--- Dataset extract ---
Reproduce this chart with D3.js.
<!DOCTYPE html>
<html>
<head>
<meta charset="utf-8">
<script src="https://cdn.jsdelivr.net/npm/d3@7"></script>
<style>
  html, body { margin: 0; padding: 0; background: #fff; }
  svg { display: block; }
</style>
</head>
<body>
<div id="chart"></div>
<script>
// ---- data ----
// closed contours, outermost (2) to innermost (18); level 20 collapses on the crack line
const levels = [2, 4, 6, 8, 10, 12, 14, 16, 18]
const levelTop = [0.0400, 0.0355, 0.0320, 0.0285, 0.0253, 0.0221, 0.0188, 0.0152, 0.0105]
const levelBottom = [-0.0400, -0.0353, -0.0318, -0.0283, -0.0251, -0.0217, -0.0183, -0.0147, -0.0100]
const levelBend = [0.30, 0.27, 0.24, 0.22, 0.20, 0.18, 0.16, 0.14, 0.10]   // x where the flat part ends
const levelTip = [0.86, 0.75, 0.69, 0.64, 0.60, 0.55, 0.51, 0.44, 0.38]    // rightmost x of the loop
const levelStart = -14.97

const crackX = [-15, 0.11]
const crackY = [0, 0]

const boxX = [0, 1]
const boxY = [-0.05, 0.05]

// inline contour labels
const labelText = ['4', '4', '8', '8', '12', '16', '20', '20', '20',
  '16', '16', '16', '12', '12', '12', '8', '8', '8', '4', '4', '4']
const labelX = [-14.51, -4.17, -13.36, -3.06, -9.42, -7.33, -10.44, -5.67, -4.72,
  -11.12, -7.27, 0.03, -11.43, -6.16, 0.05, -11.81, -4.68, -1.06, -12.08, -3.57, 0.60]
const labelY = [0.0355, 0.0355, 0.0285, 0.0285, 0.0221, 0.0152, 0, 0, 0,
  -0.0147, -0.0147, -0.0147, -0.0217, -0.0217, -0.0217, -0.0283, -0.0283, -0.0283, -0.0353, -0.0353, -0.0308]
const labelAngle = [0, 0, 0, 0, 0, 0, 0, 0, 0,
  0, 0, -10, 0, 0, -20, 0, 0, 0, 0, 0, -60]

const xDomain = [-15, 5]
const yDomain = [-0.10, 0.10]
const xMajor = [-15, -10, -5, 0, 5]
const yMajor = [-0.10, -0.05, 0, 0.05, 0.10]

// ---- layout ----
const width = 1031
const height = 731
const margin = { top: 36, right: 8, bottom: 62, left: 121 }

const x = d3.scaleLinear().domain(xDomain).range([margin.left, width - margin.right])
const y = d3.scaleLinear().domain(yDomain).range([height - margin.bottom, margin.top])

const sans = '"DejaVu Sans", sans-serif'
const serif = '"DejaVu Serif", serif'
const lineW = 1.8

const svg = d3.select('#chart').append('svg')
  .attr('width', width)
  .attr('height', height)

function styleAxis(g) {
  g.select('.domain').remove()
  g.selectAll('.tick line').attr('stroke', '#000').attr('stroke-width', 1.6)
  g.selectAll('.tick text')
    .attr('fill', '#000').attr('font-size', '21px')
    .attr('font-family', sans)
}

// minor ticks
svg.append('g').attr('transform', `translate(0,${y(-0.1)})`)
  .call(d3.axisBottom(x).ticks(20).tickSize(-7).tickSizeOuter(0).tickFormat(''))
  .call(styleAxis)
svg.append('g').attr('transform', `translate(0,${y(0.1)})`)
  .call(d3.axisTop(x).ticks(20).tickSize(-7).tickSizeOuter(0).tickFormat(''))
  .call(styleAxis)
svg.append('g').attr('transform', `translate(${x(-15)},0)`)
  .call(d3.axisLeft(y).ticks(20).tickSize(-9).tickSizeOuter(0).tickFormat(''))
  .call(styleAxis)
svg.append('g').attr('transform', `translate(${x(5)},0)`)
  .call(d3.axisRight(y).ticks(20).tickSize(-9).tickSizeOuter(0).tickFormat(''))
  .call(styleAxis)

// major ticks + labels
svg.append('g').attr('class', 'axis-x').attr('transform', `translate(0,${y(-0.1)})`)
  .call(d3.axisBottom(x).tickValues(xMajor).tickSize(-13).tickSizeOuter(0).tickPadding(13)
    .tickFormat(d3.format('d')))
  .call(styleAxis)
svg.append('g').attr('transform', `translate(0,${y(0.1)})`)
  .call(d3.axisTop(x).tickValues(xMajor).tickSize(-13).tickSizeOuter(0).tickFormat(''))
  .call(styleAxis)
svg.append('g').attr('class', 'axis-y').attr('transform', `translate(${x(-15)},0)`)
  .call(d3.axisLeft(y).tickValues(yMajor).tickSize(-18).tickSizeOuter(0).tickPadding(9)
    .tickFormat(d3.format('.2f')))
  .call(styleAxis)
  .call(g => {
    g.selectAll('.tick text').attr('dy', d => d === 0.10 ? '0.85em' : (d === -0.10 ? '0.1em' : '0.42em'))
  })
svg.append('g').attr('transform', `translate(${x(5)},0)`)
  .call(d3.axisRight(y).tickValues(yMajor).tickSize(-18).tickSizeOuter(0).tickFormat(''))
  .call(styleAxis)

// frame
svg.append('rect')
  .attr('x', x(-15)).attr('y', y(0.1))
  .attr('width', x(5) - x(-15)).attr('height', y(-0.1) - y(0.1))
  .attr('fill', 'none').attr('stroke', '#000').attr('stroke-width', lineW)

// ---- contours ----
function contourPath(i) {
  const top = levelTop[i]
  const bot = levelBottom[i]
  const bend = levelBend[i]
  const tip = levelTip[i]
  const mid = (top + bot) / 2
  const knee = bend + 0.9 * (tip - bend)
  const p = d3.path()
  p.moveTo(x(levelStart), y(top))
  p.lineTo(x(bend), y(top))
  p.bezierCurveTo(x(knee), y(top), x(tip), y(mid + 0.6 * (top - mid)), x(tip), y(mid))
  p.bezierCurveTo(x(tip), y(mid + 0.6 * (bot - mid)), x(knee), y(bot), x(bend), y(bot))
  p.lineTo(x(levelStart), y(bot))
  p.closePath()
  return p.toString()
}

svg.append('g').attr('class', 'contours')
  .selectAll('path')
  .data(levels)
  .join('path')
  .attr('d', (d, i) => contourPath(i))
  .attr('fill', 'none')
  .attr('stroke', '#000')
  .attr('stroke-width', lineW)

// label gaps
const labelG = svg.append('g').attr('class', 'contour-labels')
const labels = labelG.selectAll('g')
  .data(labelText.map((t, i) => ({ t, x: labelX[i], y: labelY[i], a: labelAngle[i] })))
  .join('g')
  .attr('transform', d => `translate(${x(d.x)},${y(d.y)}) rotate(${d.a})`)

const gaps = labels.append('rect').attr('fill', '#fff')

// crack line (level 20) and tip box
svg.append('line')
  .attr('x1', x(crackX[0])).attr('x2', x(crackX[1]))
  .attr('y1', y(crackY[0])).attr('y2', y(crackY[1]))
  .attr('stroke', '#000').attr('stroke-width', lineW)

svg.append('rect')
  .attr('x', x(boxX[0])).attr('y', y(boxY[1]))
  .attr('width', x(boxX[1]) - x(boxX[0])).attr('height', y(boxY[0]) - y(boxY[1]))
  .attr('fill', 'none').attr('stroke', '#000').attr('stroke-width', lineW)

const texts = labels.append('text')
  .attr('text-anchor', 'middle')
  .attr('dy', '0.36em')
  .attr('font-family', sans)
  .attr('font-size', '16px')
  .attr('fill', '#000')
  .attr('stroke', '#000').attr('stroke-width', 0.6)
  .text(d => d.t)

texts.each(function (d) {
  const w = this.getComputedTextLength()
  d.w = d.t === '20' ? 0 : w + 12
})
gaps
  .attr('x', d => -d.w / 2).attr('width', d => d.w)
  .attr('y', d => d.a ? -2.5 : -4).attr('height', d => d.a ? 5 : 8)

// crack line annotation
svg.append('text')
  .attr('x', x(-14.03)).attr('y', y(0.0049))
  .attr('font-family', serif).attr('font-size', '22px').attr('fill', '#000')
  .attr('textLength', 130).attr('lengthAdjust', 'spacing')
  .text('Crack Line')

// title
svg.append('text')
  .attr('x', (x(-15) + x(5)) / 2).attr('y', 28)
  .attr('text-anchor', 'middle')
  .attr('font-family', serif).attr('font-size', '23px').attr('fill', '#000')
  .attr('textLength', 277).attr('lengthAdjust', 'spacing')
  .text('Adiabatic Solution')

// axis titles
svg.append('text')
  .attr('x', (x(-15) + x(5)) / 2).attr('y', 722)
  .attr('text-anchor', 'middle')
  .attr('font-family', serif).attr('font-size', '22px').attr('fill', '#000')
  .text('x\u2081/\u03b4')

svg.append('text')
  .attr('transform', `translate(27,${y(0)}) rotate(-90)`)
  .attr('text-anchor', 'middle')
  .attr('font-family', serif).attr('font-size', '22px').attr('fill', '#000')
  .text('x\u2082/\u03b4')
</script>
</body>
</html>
---
--- Dataset extract ---
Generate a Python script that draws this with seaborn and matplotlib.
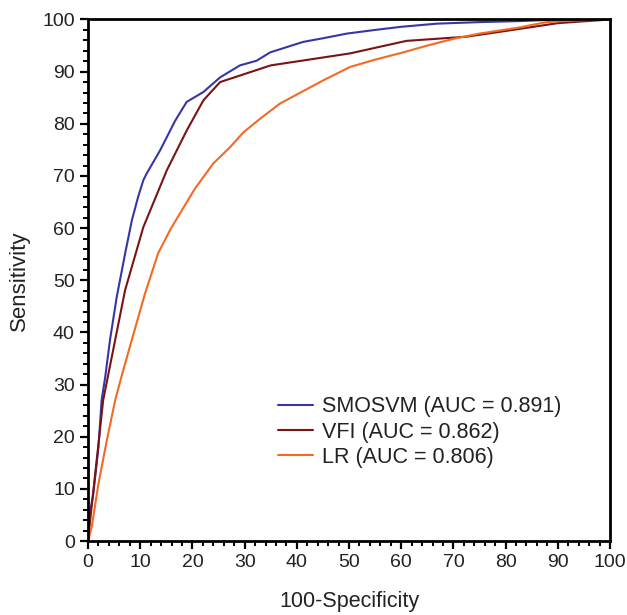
---
What to produce ::
Above are the entries. Quote exactly the lines from the one bearing "Reproduce this chart with D3.js." through the one bearing "const lineW = 1.8".

Completed task ::
Reproduce this chart with D3.js.
<!DOCTYPE html>
<html>
<head>
<meta charset="utf-8">
<script src="https://cdn.jsdelivr.net/npm/d3@7"></script>
<style>
  html, body { margin: 0; padding: 0; background: #fff; }
  svg { display: block; }
</style>
</head>
<body>
<div id="chart"></div>
<script>
// ---- data ----
// closed contours, outermost (2) to innermost (18); level 20 collapses on the crack line
const levels = [2, 4, 6, 8, 10, 12, 14, 16, 18]
const levelTop = [0.0400, 0.0355, 0.0320, 0.0285, 0.0253, 0.0221, 0.0188, 0.0152, 0.0105]
const levelBottom = [-0.0400, -0.0353, -0.0318, -0.0283, -0.0251, -0.0217, -0.0183, -0.0147, -0.0100]
const levelBend = [0.30, 0.27, 0.24, 0.22, 0.20, 0.18, 0.16, 0.14, 0.10]   // x where the flat part ends
const levelTip = [0.86, 0.75, 0.69, 0.64, 0.60, 0.55, 0.51, 0.44, 0.38]    // rightmost x of the loop
const levelStart = -14.97

const crackX = [-15, 0.11]
const crackY = [0, 0]

const boxX = [0, 1]
const boxY = [-0.05, 0.05]

// inline contour labels
const labelText = ['4', '4', '8', '8', '12', '16', '20', '20', '20',
  '16', '16', '16', '12', '12', '12', '8', '8', '8', '4', '4', '4']
const labelX = [-14.51, -4.17, -13.36, -3.06, -9.42, -7.33, -10.44, -5.67, -4.72,
  -11.12, -7.27, 0.03, -11.43, -6.16, 0.05, -11.81, -4.68, -1.06, -12.08, -3.57, 0.60]
const labelY = [0.0355, 0.0355, 0.0285, 0.0285, 0.0221, 0.0152, 0, 0, 0,
  -0.0147, -0.0147, -0.0147, -0.0217, -0.0217, -0.0217, -0.0283, -0.0283, -0.0283, -0.0353, -0.0353, -0.0308]
const labelAngle = [0, 0, 0, 0, 0, 0, 0, 0, 0,
  0, 0, -10, 0, 0, -20, 0, 0, 0, 0, 0, -60]

const xDomain = [-15, 5]
const yDomain = [-0.10, 0.10]
const xMajor = [-15, -10, -5, 0, 5]
const yMajor = [-0.10, -0.05, 0, 0.05, 0.10]

// ---- layout ----
const width = 1031
const height = 731
const margin = { top: 36, right: 8, bottom: 62, left: 121 }

const x = d3.scaleLinear().domain(xDomain).range([margin.left, width - margin.right])
const y = d3.scaleLinear().domain(yDomain).range([height - margin.bottom, margin.top])

const sans = '"DejaVu Sans", sans-serif'
const serif = '"DejaVu Serif", serif'
const lineW = 1.8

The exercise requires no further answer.